## Records to use
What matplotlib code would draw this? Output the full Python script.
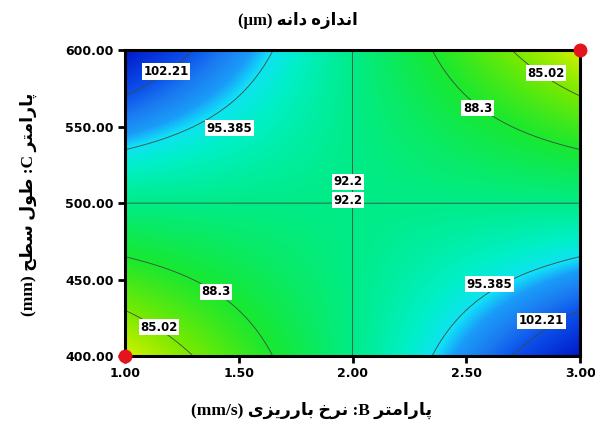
import numpy as np
import matplotlib
matplotlib.use("Agg")
import matplotlib.pyplot as plt
from matplotlib.colors import LinearSegmentedColormap, Normalize

# contour levels and where each crosses the plot, as p = X*Y in coded units
levels = [85.02, 88.3, 92.2, 95.385, 102.21]
level_pos = [0.70, 0.35, 0.0, -0.35, -0.70]
corner_low = 82.2     # top-right / bottom-left corners
corner_high = 108.1   # top-left / bottom-right corners

x_ticks = [1.00, 1.50, 2.00, 2.50, 3.00]
y_ticks = [400.00, 450.00, 500.00, 550.00, 600.00]

design_x = [1.0, 3.0]
design_y = [400.0, 600.0]

# label text and position of each contour label
label_text = ["102.21", "95.385", "92.2", "92.2", "85.02", "88.3",
              "88.3", "85.02", "95.385", "102.21"]
label_x = [1.18, 1.46, 1.98, 1.98, 2.85, 2.55, 1.40, 1.15, 2.60, 2.83]
label_y = [586, 549, 514, 502, 585, 562, 442, 419, 447, 423]

# persian shaping (matplotlib has no bidi / joining support)
FORMS = {
    'ا': ('\uFE8D', '\uFE8E', None, None),
    'ب': ('\uFE8F', '\uFE90', '\uFE91', '\uFE92'),
    'پ': ('\uFB56', '\uFB57', '\uFB58', '\uFB59'),
    'ت': ('\uFE95', '\uFE96', '\uFE97', '\uFE98'),
    'ح': ('\uFEA1', '\uFEA2', '\uFEA3', '\uFEA4'),
    'خ': ('\uFEA5', '\uFEA6', '\uFEA7', '\uFEA8'),
    'د': ('\uFEA9', '\uFEAA', None, None),
    'ر': ('\uFEAD', '\uFEAE', None, None),
    'ز': ('\uFEAF', '\uFEB0', None, None),
    'س': ('\uFEB1', '\uFEB2', '\uFEB3', '\uFEB4'),
    'ط': ('\uFEC1', '\uFEC2', '\uFEC3', '\uFEC4'),
    'ل': ('\uFEDD', '\uFEDE', '\uFEDF', '\uFEE0'),
    'م': ('\uFEE1', '\uFEE2', '\uFEE3', '\uFEE4'),
    'ن': ('\uFEE5', '\uFEE6', '\uFEE7', '\uFEE8'),
    'ه': ('\uFEE9', '\uFEEA', '\uFEEB', '\uFEEC'),
    'و': ('\uFEED', '\uFEEE', None, None),
    'ی': ('\uFBFC', '\uFBFD', '\uFBFE', '\uFBFF'),
}


def dual(c):
    return c in FORMS and FORMS[c][2] is not None


def fa(s):
    out = []
    for i, c in enumerate(s):
        if c not in FORMS:
            out.append(c)
            continue
        prev = s[i - 1] if i > 0 else ''
        nxt = s[i + 1] if i + 1 < len(s) else ''
        cp = dual(prev)
        cn = dual(c) and nxt in FORMS
        iso, fin, ini, med = FORMS[c]
        if cp and cn:
            out.append(med)
        elif cp:
            out.append(fin)
        elif cn:
            out.append(ini)
        else:
            out.append(iso)
    return ''.join(out[::-1])


title = "(\u00b5m) " + fa("اندازه دانه")
xlabel = "(mm/s) " + fa("نرخ بارریزی") + " :B " + fa("پارامتر")
ylabel = "(mm) " + fa("طول سطح") + " :C " + fa("پارامتر")

# surface
xs = np.linspace(1, 3, 300)
ys = np.linspace(400, 600, 300)
XX, YY = np.meshgrid(xs, ys)
P = (XX - 2.0) * (YY - 500.0) / 100.0
xp = [-1.0] + level_pos[::-1] + [1.0]
fp = [corner_high] + levels[::-1] + [corner_low]
Z = np.interp(P, xp, fp)

stops = [(82.2, '#d4f000'), (85.0, '#78ea00'), (88.3, '#18e830'),
         (92.2, '#00ec88'), (94.3, '#00f0c8'), (95.6, '#10e0f8'),
         (97.2, '#1a9cf8'), (99.8, '#1a78f0'), (102.2, '#0c52ec'),
         (108.1, '#0018c8')]
lo, hi = stops[0][0], stops[-1][0]
cmap = LinearSegmentedColormap.from_list(
    "de", [((v - lo) / (hi - lo), c) for v, c in stops])

fig = plt.figure(figsize=(5.95, 4.25), dpi=100)
ax = fig.add_axes([0.210, 0.162, 0.765, 0.720])

ax.imshow(Z, extent=[1, 3, 400, 600], origin='lower', aspect='auto',
          cmap=cmap, norm=Normalize(lo, hi), interpolation='bilinear')
ax.contour(XX, YY, Z, levels=levels, colors='#3c4c40', linewidths=0.6)

for t, lx, ly in zip(label_text, label_x, label_y):
    ax.text(lx, ly, t, ha='center', va='center', fontsize=8.5,
            fontweight='bold', color='black',
            bbox=dict(facecolor='white', edgecolor='none', pad=1.2))

ax.plot(design_x, design_y, 'o', color='#e3141c', ms=9, clip_on=False,
        zorder=5)

ax.set_xlim(1, 3)
ax.set_ylim(400, 600)
ax.set_xticks(x_ticks)
ax.set_yticks(y_ticks)
ax.set_xticklabels(["%.2f" % v for v in x_ticks])
ax.set_yticklabels(["%.2f" % v for v in y_ticks])
ax.tick_params(direction='out', length=5, width=2, labelsize=9, pad=3)
for lab in ax.get_xticklabels() + ax.get_yticklabels():
    lab.set_fontweight('bold')
for sp in ax.spines.values():
    sp.set_linewidth(2.2)

fam = ['Liberation Serif', 'DejaVu Sans']
fig.text(0.5, 0.952, title, ha='center', va='center', fontsize=12,
         fontweight='bold', family=fam)
fig.text(0.523, 0.035, xlabel, ha='center', va='center', fontsize=12.5,
         fontweight='bold', family=fam)
fig.text(0.047, 0.518, ylabel, ha='center', va='center', fontsize=12.5,
         fontweight='bold', family=fam, rotation=90)

fig.savefig("out.png", dpi=100)
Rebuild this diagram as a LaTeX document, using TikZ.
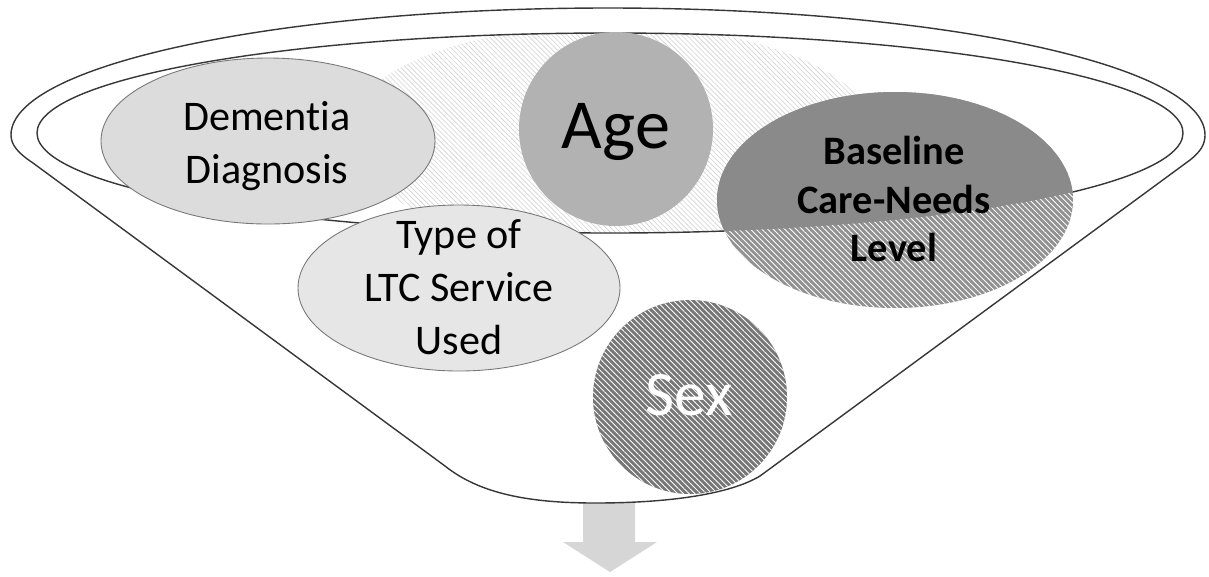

## Instructions for the task
List all lines holding the string "matplotlib".

## Answer
What matplotlib code would draw this? Output the full Python script.
import matplotlib
matplotlib.use("Agg")
import matplotlib.pyplot as plt
from matplotlib.colors import LinearSegmentedColormap, Normalize
# persian shaping (matplotlib has no bidi / joining support)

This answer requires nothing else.